-- Begin Supplied material --

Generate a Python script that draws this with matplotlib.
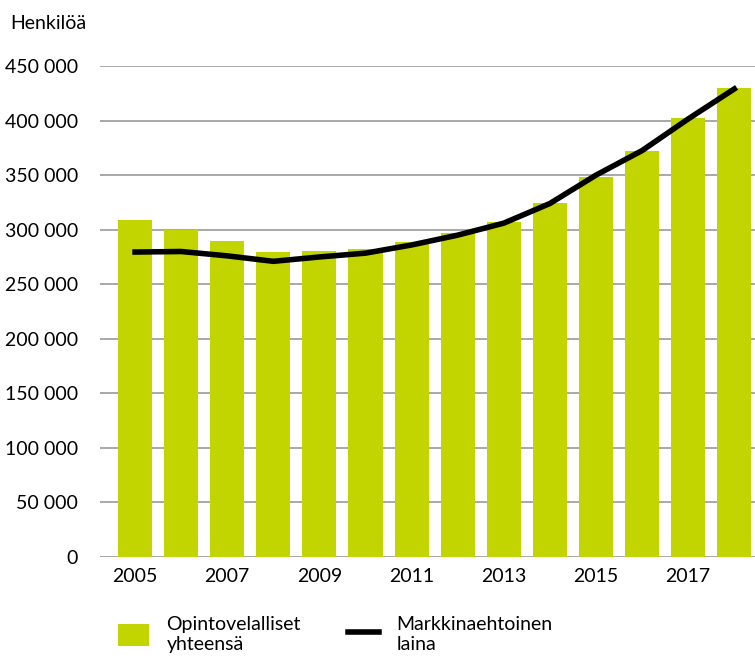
import matplotlib.pyplot as plt
import numpy as np

plt.rcParams['font.family'] = ['Lato', 'DejaVu Sans']

# data
years = [2005, 2006, 2007, 2008, 2009, 2010, 2011, 2012, 2013, 2014, 2015, 2016, 2017, 2018]
total = [309000, 300000, 289500, 279500, 280500, 282500, 288500, 297000, 307000, 324500, 348000, 372000, 402500, 430000]
market = [279500, 280000, 276000, 271000, 275000, 278500, 286000, 295000, 306000, 324000, 350000, 372500, 401500, 429000]
yticks = [0, 50000, 100000, 150000, 200000, 250000, 300000, 350000, 400000, 450000]

green = '#c3d500'

fig = plt.figure(figsize=(7.55, 6.59), dpi=100)
ax = fig.add_axes([0.1325, 0.1548, 0.8675, 0.745])

x = np.arange(len(years))
bars = ax.bar(x, total, width=0.74, color=green, zorder=2)
line, = ax.plot(x, market, color='black', linewidth=4, zorder=3)

ax.set_ylim(0, 450000)
ax.set_xlim(-0.76, 13.45)
ax.set_yticks(yticks)
ax.set_yticklabels([f'{v:,}'.replace(',', ' ') for v in yticks], fontsize=14)
ax.yaxis.grid(True, color='#999999', linewidth=1.2)
ax.set_axisbelow(True)
ax.tick_params(axis='y', length=0, pad=16)
ax.tick_params(axis='x', length=0, pad=8)
ax.set_xticks(x[::2])
ax.set_xticklabels([str(y) for y in years[::2]], fontsize=14)
for s in ['top', 'right', 'left', 'bottom']:
    ax.spines[s].set_visible(False)

fig.text(0.013, 0.965, 'Henkilöä', fontsize=14, ha='left', va='center')

fig.legend([bars, line], ['Opintovelalliset\nyhteensä', 'Markkinaehtoinen\nlaina'],
           loc='lower left', bbox_to_anchor=(0.133, -0.017), ncol=2, frameon=False,
           fontsize=14, handlelength=1.6, handleheight=1.4, columnspacing=2.4,
           labelspacing=0.2, handletextpad=0.9)

fig.savefig('out.png', dpi=100)
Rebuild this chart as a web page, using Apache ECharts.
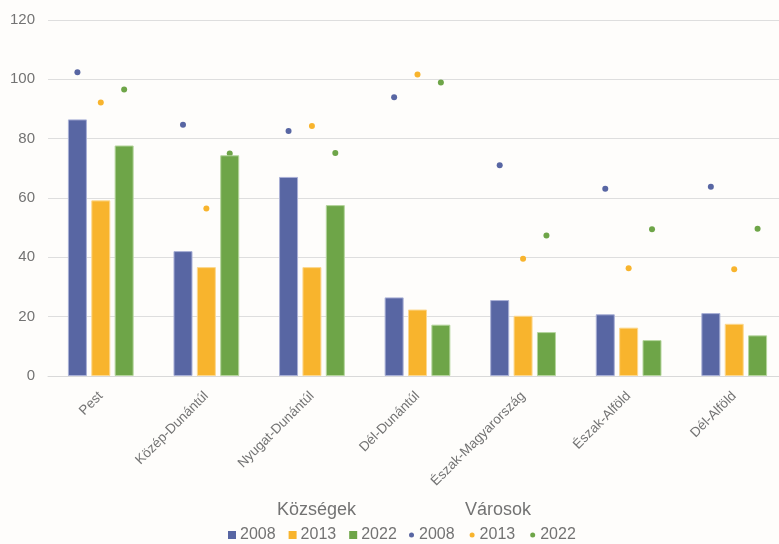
<!DOCTYPE html>
<html>
<head>
<meta charset="utf-8">
<script src="https://cdn.jsdelivr.net/npm/echarts@6/dist/echarts.min.js"></script>
<style>
html,body{margin:0;padding:0;background:#fefdfb;}
#c{width:779px;height:544px;}
</style>
</head>
<body>
<div id="c"></div>
<script>
var categories = ['Pest','Közép-Dunántúl','Nyugat-Dunántúl','Dél-Dunántúl','Észak-Magyarország','Észak-Alföld','Dél-Alföld'];
var years = ['2008','2013','2022'];
var kozsegek2008 = [86.5,42.1,67.1,26.5,25.6,20.8,21.2];
var kozsegek2013 = [59.2,36.7,36.7,22.4,20.3,16.3,17.6];
var kozsegek2022 = [77.7,74.4,57.6,17.3,14.8,12.1,13.7];
var varosok2008 = [102.4,84.7,82.6,94.0,71.0,63.1,63.8];
var varosok2013 = [92.2,56.5,84.3,101.6,39.5,36.3,36.0];
var varosok2022 = [96.6,75.0,75.2,98.9,47.4,49.5,49.6];
var yMin = 0, yMax = 120, yInterval = 20;

var colors = ['#5866a3','#f8b42d','#6ea548'];
var borders = ['#a9b0d6','#fcd88f','#b5d59d'];
var fontFam = '"Liberation Sans", Arial, sans-serif';
var textGray = '#737373';

var barData = [kozsegek2008, kozsegek2013, kozsegek2022];
var dotData = [varosok2008, varosok2013, varosok2022];

var series = [];
barData.forEach(function(d, i){
  series.push({
    type:'bar', name:'K' + years[i], data:d,
    barWidth:19, barGap:'23%',
    itemStyle:{color:colors[i], borderColor:borders[i], borderWidth:1},
    emphasis:{disabled:true}
  });
});
dotData.forEach(function(d, i){
  series.push({
    type:'pictorialBar', name:'V' + years[i], data:d,
    barWidth:19, barGap:'23%',
    symbol:'circle', symbolSize:[6,6], symbolPosition:'end', symbolOffset:[0,'-50%'],
    itemStyle:{color:colors[i]},
    emphasis:{disabled:true}
  });
});

var chart = echarts.init(document.getElementById('c'));
chart.setOption({
  backgroundColor:'#fefdfb',
  animation:false,
  grid:{left:48, right:-8, top:20, bottom:168, containLabel:false, outerBoundsMode:'none'},
  xAxis:{
    type:'category', data:categories,
    axisLine:{lineStyle:{color:'#d9d9d9'}},
    axisTick:{show:false},
    axisLabel:{rotate:45, color:textGray, fontFamily:fontFam, fontSize:13.5, margin:18, interval:0}
  },
  yAxis:{
    type:'value', min:yMin, max:yMax, interval:yInterval,
    axisLine:{show:false}, axisTick:{show:false},
    splitLine:{lineStyle:{color:'#dedede'}},
    axisLabel:{color:textGray, fontFamily:fontFam, fontSize:15, margin:13}
  },
  legend:[
    {
      data:series.slice(0,3).map(function(s){return s.name;}),
      left:228, top:527, padding:0, icon:'rect', itemWidth:8, itemHeight:8, itemGap:13,
      itemStyle:{borderWidth:0},
      formatter:function(n){return n.slice(1);},
      textStyle:{color:textGray, fontFamily:fontFam, fontSize:16, padding:[0,0,0,-1]}
    },
    {
      data:series.slice(3).map(function(s){return s.name;}),
      left:409, top:527, padding:0, icon:'circle', itemWidth:5, itemHeight:5, itemGap:15,
      itemStyle:{borderWidth:0},
      formatter:function(n){return n.slice(1);},
      textStyle:{color:textGray, fontFamily:fontFam, fontSize:16}
    }
  ],
  graphic:[
    {type:'text', left:277, top:501, style:{text:'Községek', fill:textGray, font:'18px ' + fontFam}},
    {type:'text', left:465, top:501, style:{text:'Városok', fill:textGray, font:'18px ' + fontFam}}
  ],
  series:series
});
</script>
</body>
</html>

-- End Supplied material --

- **What to produce**: Reproduce the whole listing exactly, but not the images in it.

- **Written reply**:
Generate a Python script that draws this with matplotlib.
import matplotlib.pyplot as plt
import numpy as np

plt.rcParams['font.family'] = ['Lato', 'DejaVu Sans']

# data
years = [2005, 2006, 2007, 2008, 2009, 2010, 2011, 2012, 2013, 2014, 2015, 2016, 2017, 2018]
total = [309000, 300000, 289500, 279500, 280500, 282500, 288500, 297000, 307000, 324500, 348000, 372000, 402500, 430000]
market = [279500, 280000, 276000, 271000, 275000, 278500, 286000, 295000, 306000, 324000, 350000, 372500, 401500, 429000]
yticks = [0, 50000, 100000, 150000, 200000, 250000, 300000, 350000, 400000, 450000]

green = '#c3d500'

fig = plt.figure(figsize=(7.55, 6.59), dpi=100)
ax = fig.add_axes([0.1325, 0.1548, 0.8675, 0.745])

x = np.arange(len(years))
bars = ax.bar(x, total, width=0.74, color=green, zorder=2)
line, = ax.plot(x, market, color='black', linewidth=4, zorder=3)

ax.set_ylim(0, 450000)
ax.set_xlim(-0.76, 13.45)
ax.set_yticks(yticks)
ax.set_yticklabels([f'{v:,}'.replace(',', ' ') for v in yticks], fontsize=14)
ax.yaxis.grid(True, color='#999999', linewidth=1.2)
ax.set_axisbelow(True)
ax.tick_params(axis='y', length=0, pad=16)
ax.tick_params(axis='x', length=0, pad=8)
ax.set_xticks(x[::2])
ax.set_xticklabels([str(y) for y in years[::2]], fontsize=14)
for s in ['top', 'right', 'left', 'bottom']:
    ax.spines[s].set_visible(False)

fig.text(0.013, 0.965, 'Henkilöä', fontsize=14, ha='left', va='center')

fig.legend([bars, line], ['Opintovelalliset\nyhteensä', 'Markkinaehtoinen\nlaina'],
           loc='lower left', bbox_to_anchor=(0.133, -0.017), ncol=2, frameon=False,
           fontsize=14, handlelength=1.6, handleheight=1.4, columnspacing=2.4,
           labelspacing=0.2, handletextpad=0.9)

fig.savefig('out.png', dpi=100)
Rebuild this chart as a web page, using Apache ECharts.
<!DOCTYPE html>
<html>
<head>
<meta charset="utf-8">
<script src="https://cdn.jsdelivr.net/npm/echarts@6/dist/echarts.min.js"></script>
<style>
html,body{margin:0;padding:0;background:#fefdfb;}
#c{width:779px;height:544px;}
</style>
</head>
<body>
<div id="c"></div>
<script>
var categories = ['Pest','Közép-Dunántúl','Nyugat-Dunántúl','Dél-Dunántúl','Észak-Magyarország','Észak-Alföld','Dél-Alföld'];
var years = ['2008','2013','2022'];
var kozsegek2008 = [86.5,42.1,67.1,26.5,25.6,20.8,21.2];
var kozsegek2013 = [59.2,36.7,36.7,22.4,20.3,16.3,17.6];
var kozsegek2022 = [77.7,74.4,57.6,17.3,14.8,12.1,13.7];
var varosok2008 = [102.4,84.7,82.6,94.0,71.0,63.1,63.8];
var varosok2013 = [92.2,56.5,84.3,101.6,39.5,36.3,36.0];
var varosok2022 = [96.6,75.0,75.2,98.9,47.4,49.5,49.6];
var yMin = 0, yMax = 120, yInterval = 20;

var colors = ['#5866a3','#f8b42d','#6ea548'];
var borders = ['#a9b0d6','#fcd88f','#b5d59d'];
var fontFam = '"Liberation Sans", Arial, sans-serif';
var textGray = '#737373';

var barData = [kozsegek2008, kozsegek2013, kozsegek2022];
var dotData = [varosok2008, varosok2013, varosok2022];

var series = [];
barData.forEach(function(d, i){
  series.push({
    type:'bar', name:'K' + years[i], data:d,
    barWidth:19, barGap:'23%',
    itemStyle:{color:colors[i], borderColor:borders[i], borderWidth:1},
    emphasis:{disabled:true}
  });
});
dotData.forEach(function(d, i){
  series.push({
    type:'pictorialBar', name:'V' + years[i], data:d,
    barWidth:19, barGap:'23%',
    symbol:'circle', symbolSize:[6,6], symbolPosition:'end', symbolOffset:[0,'-50%'],
    itemStyle:{color:colors[i]},
    emphasis:{disabled:true}
  });
});

var chart = echarts.init(document.getElementById('c'));
chart.setOption({
  backgroundColor:'#fefdfb',
  animation:false,
  grid:{left:48, right:-8, top:20, bottom:168, containLabel:false, outerBoundsMode:'none'},
  xAxis:{
    type:'category', data:categories,
    axisLine:{lineStyle:{color:'#d9d9d9'}},
    axisTick:{show:false},
    axisLabel:{rotate:45, color:textGray, fontFamily:fontFam, fontSize:13.5, margin:18, interval:0}
  },
  yAxis:{
    type:'value', min:yMin, max:yMax, interval:yInterval,
    axisLine:{show:false}, axisTick:{show:false},
    splitLine:{lineStyle:{color:'#dedede'}},
    axisLabel:{color:textGray, fontFamily:fontFam, fontSize:15, margin:13}
  },
  legend:[
    {
      data:series.slice(0,3).map(function(s){return s.name;}),
      left:228, top:527, padding:0, icon:'rect', itemWidth:8, itemHeight:8, itemGap:13,
      itemStyle:{borderWidth:0},
      formatter:function(n){return n.slice(1);},
      textStyle:{color:textGray, fontFamily:fontFam, fontSize:16, padding:[0,0,0,-1]}
    },
    {
      data:series.slice(3).map(function(s){return s.name;}),
      left:409, top:527, padding:0, icon:'circle', itemWidth:5, itemHeight:5, itemGap:15,
      itemStyle:{borderWidth:0},
      formatter:function(n){return n.slice(1);},
      textStyle:{color:textGray, fontFamily:fontFam, fontSize:16}
    }
  ],
  graphic:[
    {type:'text', left:277, top:501, style:{text:'Községek', fill:textGray, font:'18px ' + fontFam}},
    {type:'text', left:465, top:501, style:{text:'Városok', fill:textGray, font:'18px ' + fontFam}}
  ],
  series:series
});
</script>
</body>
</html>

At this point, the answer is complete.